The exercise:
Among the entries that follow, the required portion opens with the line containing "Recreate this image" and closes with the line containing "extent=[-0.22, 8.47, 0, 2.0], zorder=0)". Give that portion again exactly, and nothing else.

Material:
------------------------------
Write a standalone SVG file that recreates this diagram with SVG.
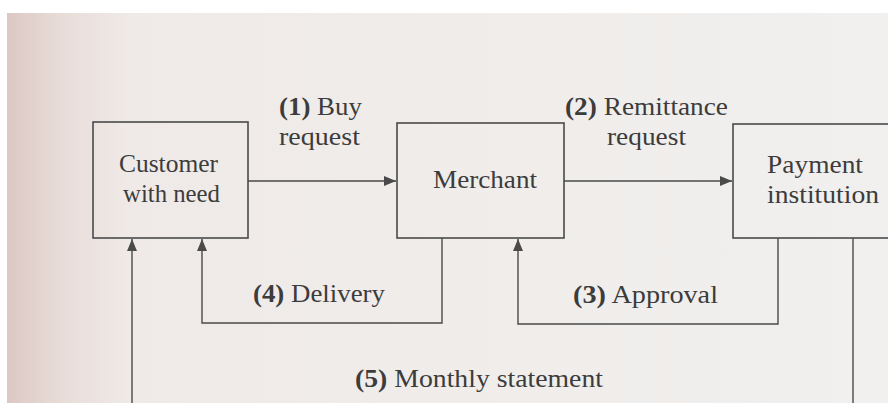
------------------------------
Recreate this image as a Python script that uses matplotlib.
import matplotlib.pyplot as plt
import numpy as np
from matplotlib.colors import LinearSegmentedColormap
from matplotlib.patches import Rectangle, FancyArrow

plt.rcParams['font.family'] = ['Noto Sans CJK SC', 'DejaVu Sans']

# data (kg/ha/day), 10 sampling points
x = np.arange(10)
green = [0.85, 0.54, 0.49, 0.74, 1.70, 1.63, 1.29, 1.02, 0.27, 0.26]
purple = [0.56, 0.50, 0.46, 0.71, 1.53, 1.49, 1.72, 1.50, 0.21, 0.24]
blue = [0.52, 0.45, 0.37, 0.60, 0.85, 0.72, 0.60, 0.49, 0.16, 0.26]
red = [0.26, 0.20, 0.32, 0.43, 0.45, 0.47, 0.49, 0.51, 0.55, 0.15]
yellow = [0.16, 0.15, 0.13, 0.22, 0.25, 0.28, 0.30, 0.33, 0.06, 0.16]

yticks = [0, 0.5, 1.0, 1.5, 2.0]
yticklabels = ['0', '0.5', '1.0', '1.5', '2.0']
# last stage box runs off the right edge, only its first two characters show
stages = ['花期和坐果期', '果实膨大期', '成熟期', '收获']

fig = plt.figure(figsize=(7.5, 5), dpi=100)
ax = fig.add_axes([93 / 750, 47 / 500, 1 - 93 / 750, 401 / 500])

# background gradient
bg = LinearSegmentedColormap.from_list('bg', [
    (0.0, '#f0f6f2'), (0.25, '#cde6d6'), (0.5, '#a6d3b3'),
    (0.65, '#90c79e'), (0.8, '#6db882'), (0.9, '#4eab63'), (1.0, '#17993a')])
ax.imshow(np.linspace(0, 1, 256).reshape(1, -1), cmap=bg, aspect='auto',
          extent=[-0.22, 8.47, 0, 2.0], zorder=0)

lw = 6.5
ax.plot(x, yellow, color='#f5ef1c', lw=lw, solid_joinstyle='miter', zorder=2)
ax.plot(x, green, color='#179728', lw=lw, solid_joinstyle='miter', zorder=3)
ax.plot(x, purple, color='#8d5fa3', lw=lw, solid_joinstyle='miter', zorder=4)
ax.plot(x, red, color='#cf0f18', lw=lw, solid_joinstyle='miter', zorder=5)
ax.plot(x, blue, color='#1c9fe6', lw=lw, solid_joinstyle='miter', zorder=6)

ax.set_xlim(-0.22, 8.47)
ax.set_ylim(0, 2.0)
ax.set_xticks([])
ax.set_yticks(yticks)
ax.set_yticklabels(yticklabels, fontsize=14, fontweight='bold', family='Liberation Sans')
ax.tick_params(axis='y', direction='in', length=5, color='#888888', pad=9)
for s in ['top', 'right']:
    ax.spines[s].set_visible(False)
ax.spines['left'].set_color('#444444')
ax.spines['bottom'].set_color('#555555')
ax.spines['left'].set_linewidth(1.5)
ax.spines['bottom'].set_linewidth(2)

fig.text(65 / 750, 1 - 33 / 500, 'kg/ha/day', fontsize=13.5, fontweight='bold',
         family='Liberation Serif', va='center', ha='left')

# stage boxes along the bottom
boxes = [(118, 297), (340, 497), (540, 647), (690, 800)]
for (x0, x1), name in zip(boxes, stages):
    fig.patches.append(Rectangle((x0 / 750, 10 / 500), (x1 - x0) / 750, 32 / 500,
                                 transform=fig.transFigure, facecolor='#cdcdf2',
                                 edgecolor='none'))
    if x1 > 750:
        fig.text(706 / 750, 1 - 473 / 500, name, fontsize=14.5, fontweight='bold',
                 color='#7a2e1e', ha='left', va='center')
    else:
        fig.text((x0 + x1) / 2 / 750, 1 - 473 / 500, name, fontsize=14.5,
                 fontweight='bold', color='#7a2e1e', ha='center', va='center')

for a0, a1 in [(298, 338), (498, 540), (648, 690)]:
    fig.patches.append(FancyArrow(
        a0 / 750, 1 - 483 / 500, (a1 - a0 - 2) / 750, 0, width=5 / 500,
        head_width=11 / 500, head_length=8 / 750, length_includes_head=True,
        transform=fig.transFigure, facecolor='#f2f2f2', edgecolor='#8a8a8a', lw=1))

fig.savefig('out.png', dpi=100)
------------------------------
Solution to this exercise:
Recreate this image as a Python script that uses matplotlib.
import matplotlib.pyplot as plt
import numpy as np
from matplotlib.colors import LinearSegmentedColormap
from matplotlib.patches import Rectangle, FancyArrow

plt.rcParams['font.family'] = ['Noto Sans CJK SC', 'DejaVu Sans']

# data (kg/ha/day), 10 sampling points
x = np.arange(10)
green = [0.85, 0.54, 0.49, 0.74, 1.70, 1.63, 1.29, 1.02, 0.27, 0.26]
purple = [0.56, 0.50, 0.46, 0.71, 1.53, 1.49, 1.72, 1.50, 0.21, 0.24]
blue = [0.52, 0.45, 0.37, 0.60, 0.85, 0.72, 0.60, 0.49, 0.16, 0.26]
red = [0.26, 0.20, 0.32, 0.43, 0.45, 0.47, 0.49, 0.51, 0.55, 0.15]
yellow = [0.16, 0.15, 0.13, 0.22, 0.25, 0.28, 0.30, 0.33, 0.06, 0.16]

yticks = [0, 0.5, 1.0, 1.5, 2.0]
yticklabels = ['0', '0.5', '1.0', '1.5', '2.0']
# last stage box runs off the right edge, only its first two characters show
stages = ['花期和坐果期', '果实膨大期', '成熟期', '收获']

fig = plt.figure(figsize=(7.5, 5), dpi=100)
ax = fig.add_axes([93 / 750, 47 / 500, 1 - 93 / 750, 401 / 500])

# background gradient
bg = LinearSegmentedColormap.from_list('bg', [
    (0.0, '#f0f6f2'), (0.25, '#cde6d6'), (0.5, '#a6d3b3'),
    (0.65, '#90c79e'), (0.8, '#6db882'), (0.9, '#4eab63'), (1.0, '#17993a')])
ax.imshow(np.linspace(0, 1, 256).reshape(1, -1), cmap=bg, aspect='auto',
          extent=[-0.22, 8.47, 0, 2.0], zorder=0)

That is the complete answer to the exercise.